Source code of charts:
□ □ □
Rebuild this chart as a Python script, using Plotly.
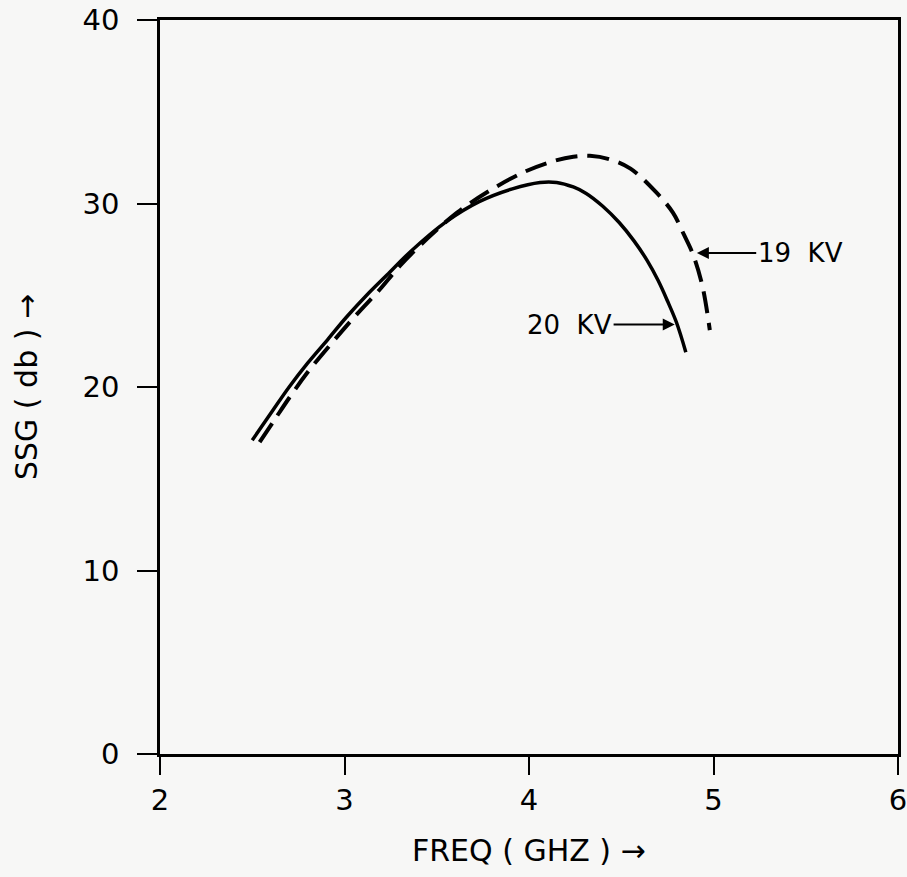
import plotly.graph_objects as go

# 20 KV (solid)
freq_20kv = [2.50, 2.61, 2.70, 2.80, 2.91, 3.01, 3.12, 3.23, 3.36, 3.55, 3.73, 3.91,
             4.06, 4.15, 4.24, 4.31, 4.40, 4.49, 4.57, 4.64, 4.70, 4.75, 4.80, 4.85]
ssg_20kv = [17.1, 18.7, 20.0, 21.3, 22.6, 23.8, 25.0, 26.1, 27.4, 29.0, 30.1, 30.8,
            31.15, 31.15, 30.9, 30.55, 29.85, 28.95, 27.95, 26.9, 25.8, 24.7, 23.5, 21.9]

# 19 KV (dashed)
freq_19kv = [2.54, 2.62, 2.70, 2.80, 2.94, 3.07, 3.19, 3.30, 3.45, 3.61, 3.77, 3.97,
             4.13, 4.24, 4.33, 4.44, 4.55, 4.69, 4.78, 4.84, 4.89, 4.94, 4.98]
ssg_19kv = [17.0, 18.2, 19.4, 20.8, 22.5, 24.0, 25.3, 26.6, 28.1, 29.5, 30.6, 31.7,
            32.3, 32.55, 32.6, 32.4, 31.9, 30.6, 29.5, 28.3, 27.2, 25.5, 23.1]

x_ticks = [2, 3, 4, 5, 6]
y_ticks = [0, 10, 20, 30, 40]

FONT = "DejaVu Sans"
BG = "#f7f7f6"

fig = go.Figure()
fig.add_trace(go.Scatter(x=freq_20kv, y=ssg_20kv, mode="lines",
                         line=dict(color="black", width=3.5, shape="spline", smoothing=1.0),
                         name="20 KV", showlegend=False))
fig.add_trace(go.Scatter(x=freq_19kv, y=ssg_19kv, mode="lines",
                         line=dict(color="black", width=4, dash="22px,10px",
                                   shape="spline", smoothing=1.0),
                         name="19 KV", showlegend=False))

axis_common = dict(showgrid=False, zeroline=False, showline=True, linecolor="black",
                   linewidth=2.5, mirror=True, ticks="outside",
                   tickwidth=2, tickcolor="black", automargin=False,
                   ticklabeloverflow="allow",
                   tickfont=dict(family=FONT, size=29, color="black"))

fig.update_xaxes(range=[2, 6], tickvals=x_ticks, ticktext=[str(v) for v in x_ticks],
                 ticklen=18, ticklabelstandoff=0, **axis_common)
fig.update_yaxes(range=[0, 40], tickvals=y_ticks, ticktext=[str(v) for v in y_ticks],
                 ticklen=20, ticklabelstandoff=12, **axis_common)

fig.add_annotation(x=4.91, y=27.3, ax=5.47, ay=27.3, axref="x", ayref="y",
                   text="19  KV", showarrow=True, arrowhead=2, arrowsize=1.2,
                   arrowwidth=2, arrowcolor="black",
                   font=dict(family=FONT, size=26, color="black"))
fig.add_annotation(x=4.79, y=23.4, ax=4.22, ay=23.4, axref="x", ayref="y",
                   text="20  KV", showarrow=True, arrowhead=2, arrowsize=1.2,
                   arrowwidth=2, arrowcolor="black",
                   font=dict(family=FONT, size=26, color="black"))

fig.add_annotation(xref="paper", yref="paper", x=0.5, y=0, yshift=-96,
                   xanchor="center", yanchor="middle", showarrow=False,
                   text="FREQ ( GHZ ) →", font=dict(family=FONT, size=30, color="black"))
fig.add_annotation(xref="paper", yref="paper", x=0, y=0.5, xshift=-134,
                   xanchor="center", yanchor="middle", showarrow=False, textangle=-90,
                   text="SSG ( db ) →", font=dict(family=FONT, size=30, color="black"))

fig.update_layout(width=907, height=877, margin=dict(l=160, r=9, t=20, b=123),
                  paper_bgcolor=BG, plot_bgcolor=BG)

fig.write_html("out.html")
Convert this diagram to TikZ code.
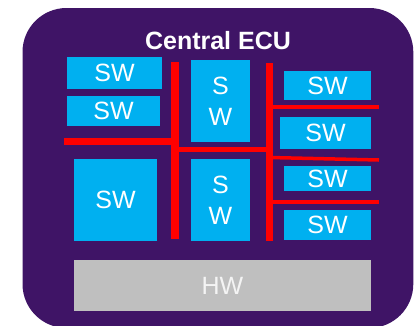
\documentclass[tikz,border=0pt]{standalone}
\usepackage{fontspec}
\setmainfont{Liberation Sans}
\definecolor{ecupurple}{HTML}{3F1466}
\definecolor{swcyan}{HTML}{00B0F0}
\definecolor{hwgrey}{HTML}{BFBFBF}
\definecolor{hwtext}{HTML}{F4F4F4}
\definecolor{busred}{HTML}{FF0000}
\begin{document}
\begin{tikzpicture}[x=1pt,y=-1pt,
  swbox/.style={fill=swcyan, draw=none, text=white, inner sep=0pt,
    font=\fontsize{25}{31}\selectfont, align=center},
  hwbox/.style={fill=hwgrey, draw=none, text=hwtext, inner sep=0pt,
    font=\fontsize{25}{31}\selectfont},
  bus/.style={draw=busred},
]
\useasboundingbox (0,0) rectangle (415,325);
\begin{scope}
\clip (0,0) rectangle (415,325);
\fill[ecupurple, rounded corners=44pt] (22.5,8) rectangle (413.3,328);
\end{scope}
\node[text=white, font=\bfseries\fontsize{25}{30}\selectfont] (title) at (218,41) {Central ECU};
% left column
\node[swbox, minimum width=95pt, minimum height=32pt] (l1) at (114.5,73) {SW};
\node[swbox, minimum width=93pt, minimum height=30pt] (l2) at (113.5,111) {SW};
\node[swbox, minimum width=83pt, minimum height=82pt] (l3) at (115.5,200) {SW};
% middle column
\node[swbox, minimum width=59pt, minimum height=82pt] (m1) at (220.5,101) {S\\W};
\node[swbox, minimum width=59pt, minimum height=82pt] (m2) at (220.5,200) {S\\W};
% right column
\node[swbox, minimum width=87pt, minimum height=29pt] (r1) at (327.5,85.5) {SW};
\node[swbox, minimum width=91pt, minimum height=32pt] (r2) at (325.5,133) {SW};
\node[swbox, minimum width=87pt, minimum height=25pt] (r3) at (327.5,178.5) {SW};
\node[swbox, minimum width=87pt, minimum height=30pt] (r4) at (327.5,225) {SW};
% hardware
\node[hwbox, minimum width=297pt, minimum height=51pt] (hw) at (222.5,285.5) {HW};
% buses
\coordinate (lvt) at (174.5,62);
\coordinate (lvb) at (174.5,239);
\coordinate (rvt) at (269.5,63);
\coordinate (rvb) at (269.5,241);
\draw[bus, line width=8pt] (lvt) -- (lvb);
\draw[bus, line width=7.5pt] (rvt) -- (rvb);
\coordinate (lh1) at (64,141);
\coordinate (lh2) at (174.5,141);
\draw[bus, line width=7pt] (lh1) -- (lh2);
\coordinate (mh1) at (174.5,149.5);
\coordinate (mh2) at (269.5,149.5);
\draw[bus, line width=4.5pt] (mh1) -- (mh2);
\coordinate (rh1a) at (269.5,107);
\coordinate (rh1b) at (379,107);
\coordinate (rh2a) at (269.5,157.5);
\coordinate (rh2b) at (379,160);
\coordinate (rh3a) at (269.5,202);
\coordinate (rh3b) at (379,202);
\draw[bus, line width=3.5pt] (rh1a) -- (rh1b);
\draw[bus, line width=3.5pt] (rh2a) -- (rh2b);
\draw[bus, line width=3.5pt] (rh3a) -- (rh3b);
\end{tikzpicture}
\end{document}
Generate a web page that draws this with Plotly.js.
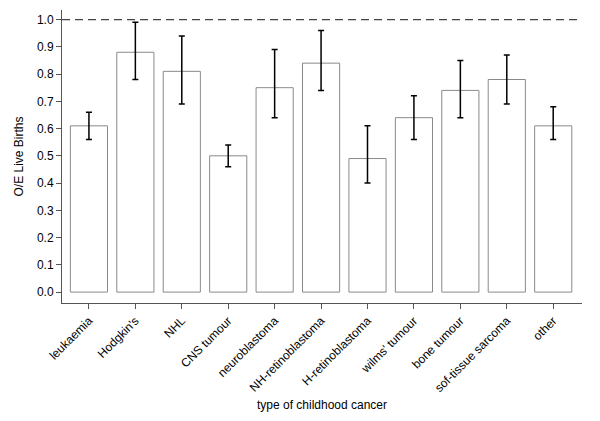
<!DOCTYPE html>
<html><head><meta charset="utf-8">
<script src="https://cdn.plot.ly/plotly-3.0.1.min.js"></script>
<style>html,body{margin:0;padding:0;background:#fff;}#chart{width:600px;height:421px;}</style>
</head><body><div id="chart"></div>
<script>
const categories = ["leukaemia","Hodgkin's","NHL","CNS tumour","neuroblastoma","NH-retinoblastoma","H-retinoblastoma","wilms' tumour","bone tumour","sof-tissue sarcoma","other"];
const ratio = [0.61,0.88,0.81,0.50,0.75,0.84,0.49,0.64,0.74,0.78,0.61];
const upper = [0.66,0.99,0.94,0.54,0.89,0.96,0.61,0.72,0.85,0.87,0.68];
const lower = [0.56,0.78,0.69,0.46,0.64,0.74,0.40,0.56,0.64,0.69,0.56];
const refLine = 1.0;

const errPlus = upper.map((u,i)=>+(u-ratio[i]).toFixed(3));
const errMinus = lower.map((l,i)=>+(ratio[i]-l).toFixed(3));
const idx = categories.map((c,i)=>i);

const font = {family:'"Liberation Sans", Arial, sans-serif', size:12, color:'#000'};
const data = [{
  type:'bar', x:idx, y:ratio, width:0.8,
  marker:{color:'#fff', line:{color:'#8a8a8a', width:1}},
  error_y:{type:'data', symmetric:false, array:errPlus, arrayminus:errMinus, color:'#000', thickness:1.5, width:3},
  hoverinfo:'skip'
},{
  type:'scatter', mode:'lines', x:[-0.58,10.62], y:[refLine,refLine],
  line:{color:'#444', width:1.3, dash:'8px,5px'}, hoverinfo:'skip'
}];
const layout = {
  width:600, height:421, showlegend:false,
  margin:{l:62, r:18, t:10, b:118},
  paper_bgcolor:'#fff', plot_bgcolor:'#fff', font:font,
  xaxis:{range:[-0.58,10.62], tickmode:'array', tickvals:idx, ticktext:categories, tickangle:-45,
    showgrid:false, zeroline:false, showline:true, linecolor:'#555', linewidth:1,
    ticks:'outside', ticklen:5, tickcolor:'#555', tickfont:font,
    title:{text:'type of childhood cancer', font:font, standoff:6}},
  yaxis:{range:[-0.04,1.035], tickmode:'array', tickvals:[0,0.1,0.2,0.3,0.4,0.5,0.6,0.7,0.8,0.9,1.0],
    ticktext:['0.0','0.1','0.2','0.3','0.4','0.5','0.6','0.7','0.8','0.9','1.0'],
    showgrid:false, zeroline:false, showline:true, linecolor:'#555', linewidth:1,
    ticks:'outside', ticklen:5, tickcolor:'#555', tickfont:font,
    title:{text:'O/E Live Births', font:font, standoff:10}}
};
Plotly.newPlot('chart', data, layout, {displayModeBar:false, staticPlot:true});
</script></body></html>
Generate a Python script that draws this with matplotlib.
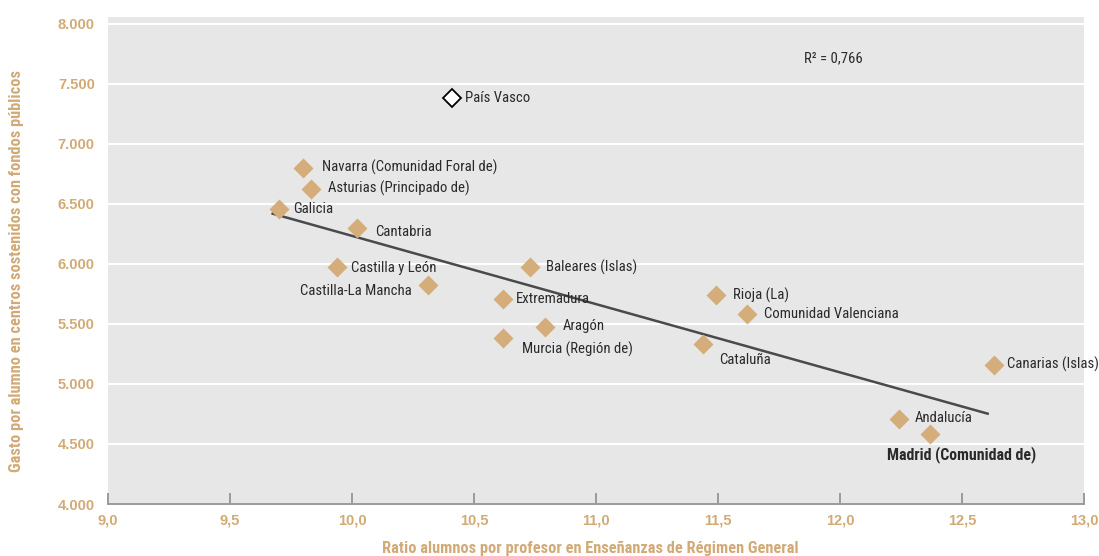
import numpy as np
import matplotlib
matplotlib.use("Agg")
import matplotlib.pyplot as plt
from matplotlib import font_manager as fm

# ---- data ----
regions = ["País Vasco", "Navarra (Comunidad Foral de)", "Asturias (Principado de)", "Galicia",
           "Cantabria", "Castilla y León", "Castilla-La Mancha", "Baleares (Islas)", "Extremadura",
           "Aragón", "Murcia (Región de)", "Rioja (La)", "Comunidad Valenciana", "Cataluña",
           "Canarias (Islas)", "Andalucía", "Madrid (Comunidad de)"]
ratio = [10.41, 9.80, 9.83, 9.70, 10.02, 9.94, 10.31, 10.73, 10.62, 10.79, 10.62,
         11.49, 11.62, 11.44, 12.63, 12.24, 12.37]
gasto = [7383, 6803, 6628, 6456, 6303, 5978, 5825, 5973, 5708, 5478, 5381,
         5742, 5581, 5336, 5161, 4711, 4581]
trend_x = [9.67, 12.61]
trend_y = [6422, 4750]
r2_text = "R² = 0,766"
xticks = [9.0, 9.5, 10.0, 10.5, 11.0, 11.5, 12.0, 12.5, 13.0]
xtick_labels = ["9,0", "9,5", "10,0", "10,5", "11,0", "11,5", "12,0", "12,5", "13,0"]
yticks = [4000, 4500, 5000, 5500, 6000, 6500, 7000, 7500, 8000]
ytick_labels = ["4.000", "4.500", "5.000", "5.500", "6.000", "6.500", "7.000", "7.500", "8.000"]

# label offsets in pixels (dx, dy), horizontal alignment, weight
label_style = {
    "País Vasco": (13, 0, "left", "normal"),
    "Navarra (Comunidad Foral de)": (19, 0, "left", "normal"),
    "Asturias (Principado de)": (17, 0, "left", "normal"),
    "Galicia": (14, 0, "left", "normal"),
    "Cantabria": (18, -4, "left", "normal"),
    "Castilla y León": (14, -1, "left", "normal"),
    "Castilla-La Mancha": (-16, -6, "right", "normal"),
    "Baleares (Islas)": (16, 0, "left", "normal"),
    "Extremadura": (13, 0, "left", "normal"),
    "Aragón": (18, 1, "left", "normal"),
    "Murcia (Región de)": (19, -11, "left", "normal"),
    "Rioja (La)": (17, 0, "left", "normal"),
    "Comunidad Valenciana": (17, 0, "left", "normal"),
    "Cataluña": (16, -16, "left", "normal"),
    "Canarias (Islas)": (13, 0, "left", "normal"),
    "Andalucía": (16, 1, "left", "normal"),
    "Madrid (Comunidad de)": (-43, -20, "left", "bold"),
}

# ---- pick a condensed font if one is installed ----
_fonts = fm.fontManager.ttflist
_names = {f.name for f in _fonts}
NARROW = None
STRETCH = "normal"
SCALE = 1.0
for cand in ["Liberation Sans Narrow", "Roboto Condensed", "Open Sans Condensed", "Arial Narrow"]:
    if cand in _names:
        NARROW = cand
        break
if NARROW is None:
    for f in _fonts:
        if f.name in ("DejaVu Sans", "Roboto", "Open Sans", "Noto Sans") and str(f.stretch) in ("condensed", "semi-condensed", "extra-condensed", "500", "375", "250"):
            NARROW = f.name
            STRETCH = f.stretch
            break
if NARROW is None:
    NARROW = "Liberation Sans"
    SCALE = 0.86
FAM = [NARROW, "DejaVu Sans"]

TAN = "#D2AA76"
MARK = "#D4AD7B"
BG = "#E6E7E6"
TXT = "#2A2A2A"
LBL = 10.6 * SCALE
LBL_BOLD = 11.4 * SCALE

fig = plt.figure(figsize=(10.99, 5.56), dpi=100)
ax = fig.add_axes([108/1099, 52/556, 976/1099, 487/556])
ax.set_facecolor(BG)
ax.set_xlim(9.0, 13.0)
ax.set_ylim(4000, 8058)

for y in yticks[1:]:
    ax.axhline(y, color="white", lw=1.5, zorder=1)

for s in ["top", "right", "left"]:
    ax.spines[s].set_visible(False)
ax.spines["bottom"].set_color("#9A9A9A")
ax.spines["bottom"].set_linewidth(1.4)

ax.set_xticks(xticks)
ax.set_yticks(yticks)
ax.set_xticklabels(xtick_labels, fontsize=10.5, fontweight="bold",
                   family=["Liberation Sans", "DejaVu Sans"])
ax.set_yticklabels(ytick_labels, fontsize=10.5, fontweight="bold",
                   family=["Liberation Sans", "DejaVu Sans"])
ax.tick_params(axis="x", direction="in", length=8, width=1.4, color="#9A9A9A", pad=7,
               labelcolor=TAN)
ax.tick_params(axis="y", length=0, pad=9.5, labelcolor=TAN)

# trend line
ax.plot(trend_x, trend_y, color="#4A4A4A", lw=1.8, zorder=2, solid_capstyle="butt")

# points
for name, x, y in zip(regions, ratio, gasto):
    if name == "País Vasco":
        ax.plot(x, y, marker="D", ms=9.5, mfc="white", mec="black", mew=1.3, zorder=3, ls="none")
    else:
        ax.plot(x, y, marker="D", ms=10, mfc=MARK, mec="none", zorder=3, ls="none")
    dx, dy, ha, wt = label_style[name]
    ax.annotate(name, (x, y), xytext=(dx, dy), textcoords="offset pixels",
                ha=ha, va="center", fontsize=(LBL_BOLD if wt == "bold" else LBL),
                color=TXT, fontweight=wt, family=FAM, fontstretch=STRETCH, zorder=4)

ax.text(11.852, 7717, r2_text, ha="left", va="center", fontsize=LBL, color=TXT,
        family=FAM, fontstretch=STRETCH)

fig.text(590/1099, 1 - 548/556, "Ratio alumnos por profesor en Enseñanzas de Régimen General",
         ha="center", va="center", fontsize=11.8 * SCALE, fontweight="bold", color=TAN,
         family=FAM, fontstretch=STRETCH)
fig.text(17/1099, 1 - 271/556, "Gasto por alumno en centros sostenidos con fondos públicos",
         ha="center", va="center", rotation=90, fontsize=11.8 * SCALE, fontweight="bold",
         color=TAN, family=FAM, fontstretch=STRETCH)

fig.savefig("out.png", dpi=100, facecolor="white")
□ □ □
THE EXERCISE:
Output the records above as they stand, from the first line to the line with "y_ticks = [0, 10, 20, 30, 40]", inclusive, and exclude the pictures.

CORRECT ANSWER:
Rebuild this chart as a Python script, using Plotly.
import plotly.graph_objects as go

# 20 KV (solid)
freq_20kv = [2.50, 2.61, 2.70, 2.80, 2.91, 3.01, 3.12, 3.23, 3.36, 3.55, 3.73, 3.91,
             4.06, 4.15, 4.24, 4.31, 4.40, 4.49, 4.57, 4.64, 4.70, 4.75, 4.80, 4.85]
ssg_20kv = [17.1, 18.7, 20.0, 21.3, 22.6, 23.8, 25.0, 26.1, 27.4, 29.0, 30.1, 30.8,
            31.15, 31.15, 30.9, 30.55, 29.85, 28.95, 27.95, 26.9, 25.8, 24.7, 23.5, 21.9]

# 19 KV (dashed)
freq_19kv = [2.54, 2.62, 2.70, 2.80, 2.94, 3.07, 3.19, 3.30, 3.45, 3.61, 3.77, 3.97,
             4.13, 4.24, 4.33, 4.44, 4.55, 4.69, 4.78, 4.84, 4.89, 4.94, 4.98]
ssg_19kv = [17.0, 18.2, 19.4, 20.8, 22.5, 24.0, 25.3, 26.6, 28.1, 29.5, 30.6, 31.7,
            32.3, 32.55, 32.6, 32.4, 31.9, 30.6, 29.5, 28.3, 27.2, 25.5, 23.1]

x_ticks = [2, 3, 4, 5, 6]
y_ticks = [0, 10, 20, 30, 40]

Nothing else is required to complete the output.